STATED PROBLEM:
Check every line of the entries below for the word "this", and copy the ones that have it.

───── DATA PROVIDED

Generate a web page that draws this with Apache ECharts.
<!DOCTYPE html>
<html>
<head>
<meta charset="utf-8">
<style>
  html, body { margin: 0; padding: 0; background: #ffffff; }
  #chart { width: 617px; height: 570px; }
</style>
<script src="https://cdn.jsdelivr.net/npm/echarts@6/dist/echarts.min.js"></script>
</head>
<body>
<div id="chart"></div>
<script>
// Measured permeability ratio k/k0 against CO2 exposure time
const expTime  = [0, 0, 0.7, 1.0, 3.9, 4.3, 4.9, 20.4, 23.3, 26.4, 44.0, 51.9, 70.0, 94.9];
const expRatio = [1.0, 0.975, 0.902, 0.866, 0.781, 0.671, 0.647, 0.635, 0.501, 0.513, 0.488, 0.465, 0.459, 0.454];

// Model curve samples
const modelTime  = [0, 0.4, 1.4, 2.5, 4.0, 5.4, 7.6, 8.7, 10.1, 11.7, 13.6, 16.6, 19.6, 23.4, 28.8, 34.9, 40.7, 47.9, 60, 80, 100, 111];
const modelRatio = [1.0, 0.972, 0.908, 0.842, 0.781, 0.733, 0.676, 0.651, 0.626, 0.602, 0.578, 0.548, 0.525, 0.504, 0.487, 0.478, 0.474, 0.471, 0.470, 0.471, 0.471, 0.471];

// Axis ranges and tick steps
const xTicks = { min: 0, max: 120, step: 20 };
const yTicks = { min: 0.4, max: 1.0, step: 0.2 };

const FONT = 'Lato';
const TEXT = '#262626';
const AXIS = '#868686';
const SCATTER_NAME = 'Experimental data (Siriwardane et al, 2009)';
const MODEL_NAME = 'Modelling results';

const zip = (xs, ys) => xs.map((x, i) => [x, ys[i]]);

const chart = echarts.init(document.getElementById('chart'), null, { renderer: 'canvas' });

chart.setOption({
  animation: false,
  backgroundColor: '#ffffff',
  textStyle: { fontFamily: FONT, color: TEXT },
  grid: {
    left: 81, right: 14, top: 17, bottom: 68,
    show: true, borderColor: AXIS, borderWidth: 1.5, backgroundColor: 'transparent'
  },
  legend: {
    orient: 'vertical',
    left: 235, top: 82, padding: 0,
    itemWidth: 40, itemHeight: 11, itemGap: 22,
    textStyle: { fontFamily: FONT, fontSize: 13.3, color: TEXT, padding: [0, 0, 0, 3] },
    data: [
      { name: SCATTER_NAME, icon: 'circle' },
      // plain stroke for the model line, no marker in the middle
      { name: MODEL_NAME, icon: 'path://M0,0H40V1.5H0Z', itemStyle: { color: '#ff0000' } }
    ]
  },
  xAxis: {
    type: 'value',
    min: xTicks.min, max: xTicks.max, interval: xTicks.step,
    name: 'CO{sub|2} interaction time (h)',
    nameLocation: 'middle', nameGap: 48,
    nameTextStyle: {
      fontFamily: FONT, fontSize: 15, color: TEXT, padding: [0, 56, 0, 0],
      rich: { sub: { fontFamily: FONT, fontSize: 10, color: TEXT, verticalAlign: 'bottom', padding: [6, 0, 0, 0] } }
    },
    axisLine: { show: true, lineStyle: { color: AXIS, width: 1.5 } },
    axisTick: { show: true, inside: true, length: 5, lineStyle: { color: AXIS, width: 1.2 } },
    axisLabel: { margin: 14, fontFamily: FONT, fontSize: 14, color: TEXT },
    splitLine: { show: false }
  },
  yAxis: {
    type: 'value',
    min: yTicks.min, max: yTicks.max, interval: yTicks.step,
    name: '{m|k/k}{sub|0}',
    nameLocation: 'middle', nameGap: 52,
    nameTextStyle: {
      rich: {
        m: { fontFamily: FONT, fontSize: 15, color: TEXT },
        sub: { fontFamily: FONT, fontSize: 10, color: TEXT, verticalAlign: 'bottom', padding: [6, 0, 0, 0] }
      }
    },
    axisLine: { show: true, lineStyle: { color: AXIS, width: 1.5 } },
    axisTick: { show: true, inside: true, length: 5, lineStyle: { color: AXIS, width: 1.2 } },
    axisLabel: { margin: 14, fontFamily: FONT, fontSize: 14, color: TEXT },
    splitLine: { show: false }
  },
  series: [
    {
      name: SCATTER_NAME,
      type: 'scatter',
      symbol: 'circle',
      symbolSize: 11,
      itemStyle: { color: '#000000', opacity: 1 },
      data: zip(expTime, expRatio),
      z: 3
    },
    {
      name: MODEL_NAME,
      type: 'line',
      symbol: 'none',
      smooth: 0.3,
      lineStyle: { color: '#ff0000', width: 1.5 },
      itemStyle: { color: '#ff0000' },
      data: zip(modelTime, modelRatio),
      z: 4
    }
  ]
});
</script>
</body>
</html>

──────────
───── DATA PROVIDED

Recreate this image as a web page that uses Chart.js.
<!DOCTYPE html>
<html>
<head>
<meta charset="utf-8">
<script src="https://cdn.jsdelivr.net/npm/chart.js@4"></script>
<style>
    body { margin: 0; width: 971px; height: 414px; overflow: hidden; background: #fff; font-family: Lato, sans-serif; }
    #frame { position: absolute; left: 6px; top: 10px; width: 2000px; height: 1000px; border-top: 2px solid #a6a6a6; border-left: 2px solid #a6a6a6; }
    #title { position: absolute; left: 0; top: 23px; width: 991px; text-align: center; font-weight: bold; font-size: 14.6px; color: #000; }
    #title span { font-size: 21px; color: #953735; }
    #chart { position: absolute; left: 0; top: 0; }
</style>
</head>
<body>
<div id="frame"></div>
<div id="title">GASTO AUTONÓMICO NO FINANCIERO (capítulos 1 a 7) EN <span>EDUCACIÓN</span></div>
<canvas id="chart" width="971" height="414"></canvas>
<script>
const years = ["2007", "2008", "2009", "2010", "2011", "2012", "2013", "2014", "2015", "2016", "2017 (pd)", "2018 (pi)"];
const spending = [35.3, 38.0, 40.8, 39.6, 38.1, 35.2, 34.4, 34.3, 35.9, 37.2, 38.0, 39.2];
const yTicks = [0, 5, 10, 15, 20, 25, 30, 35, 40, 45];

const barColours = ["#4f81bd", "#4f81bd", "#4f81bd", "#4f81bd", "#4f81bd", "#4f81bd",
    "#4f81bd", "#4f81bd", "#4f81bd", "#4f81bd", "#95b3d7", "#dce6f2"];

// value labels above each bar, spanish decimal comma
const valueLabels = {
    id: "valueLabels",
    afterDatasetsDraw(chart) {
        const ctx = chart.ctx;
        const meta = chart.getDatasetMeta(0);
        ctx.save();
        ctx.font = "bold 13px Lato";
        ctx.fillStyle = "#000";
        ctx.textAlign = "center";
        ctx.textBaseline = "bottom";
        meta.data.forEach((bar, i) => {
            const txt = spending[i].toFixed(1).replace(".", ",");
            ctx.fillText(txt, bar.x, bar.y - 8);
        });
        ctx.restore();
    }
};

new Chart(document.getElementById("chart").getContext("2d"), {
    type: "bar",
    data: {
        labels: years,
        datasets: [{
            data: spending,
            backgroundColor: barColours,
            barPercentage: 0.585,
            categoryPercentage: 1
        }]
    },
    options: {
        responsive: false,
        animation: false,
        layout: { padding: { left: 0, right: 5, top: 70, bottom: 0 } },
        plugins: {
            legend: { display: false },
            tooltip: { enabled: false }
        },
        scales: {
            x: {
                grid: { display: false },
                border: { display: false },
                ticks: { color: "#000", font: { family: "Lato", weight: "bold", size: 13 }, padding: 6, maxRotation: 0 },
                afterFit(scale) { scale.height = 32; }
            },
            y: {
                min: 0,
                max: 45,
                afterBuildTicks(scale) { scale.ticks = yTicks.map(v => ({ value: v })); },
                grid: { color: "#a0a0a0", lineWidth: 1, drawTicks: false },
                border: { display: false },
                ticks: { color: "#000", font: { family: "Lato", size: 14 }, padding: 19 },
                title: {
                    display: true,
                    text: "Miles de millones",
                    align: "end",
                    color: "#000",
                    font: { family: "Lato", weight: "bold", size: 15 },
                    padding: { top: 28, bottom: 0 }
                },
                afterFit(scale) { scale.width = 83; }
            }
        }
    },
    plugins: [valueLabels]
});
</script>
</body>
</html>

──────────
───── DATA PROVIDED

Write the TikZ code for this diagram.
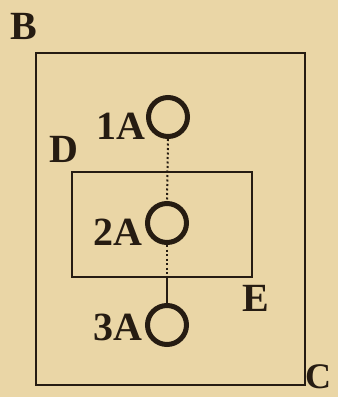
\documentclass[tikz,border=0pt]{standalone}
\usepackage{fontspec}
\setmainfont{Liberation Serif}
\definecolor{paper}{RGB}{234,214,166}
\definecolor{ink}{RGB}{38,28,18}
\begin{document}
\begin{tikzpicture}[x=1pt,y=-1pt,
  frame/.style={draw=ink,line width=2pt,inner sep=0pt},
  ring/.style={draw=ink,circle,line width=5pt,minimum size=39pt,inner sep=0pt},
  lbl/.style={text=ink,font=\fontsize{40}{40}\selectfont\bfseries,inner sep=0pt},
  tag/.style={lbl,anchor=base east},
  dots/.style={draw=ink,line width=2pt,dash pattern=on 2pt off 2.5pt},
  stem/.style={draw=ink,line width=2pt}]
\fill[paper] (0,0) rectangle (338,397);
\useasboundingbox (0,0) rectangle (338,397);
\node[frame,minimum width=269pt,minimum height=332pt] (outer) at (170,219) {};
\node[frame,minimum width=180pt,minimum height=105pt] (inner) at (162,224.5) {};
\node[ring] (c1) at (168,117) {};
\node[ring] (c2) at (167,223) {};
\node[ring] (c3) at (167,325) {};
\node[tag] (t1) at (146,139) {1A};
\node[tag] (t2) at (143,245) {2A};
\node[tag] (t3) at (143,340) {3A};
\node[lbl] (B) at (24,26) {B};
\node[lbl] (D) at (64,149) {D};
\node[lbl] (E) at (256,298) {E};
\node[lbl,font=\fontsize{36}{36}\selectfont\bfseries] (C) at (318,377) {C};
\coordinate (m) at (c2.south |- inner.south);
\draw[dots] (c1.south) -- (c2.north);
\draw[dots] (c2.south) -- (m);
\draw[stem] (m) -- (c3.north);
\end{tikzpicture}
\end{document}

──────────

ANSWER IN FULL:
Generate a web page that draws this with Apache ECharts.
Recreate this image as a web page that uses Chart.js.
Write the TikZ code for this diagram.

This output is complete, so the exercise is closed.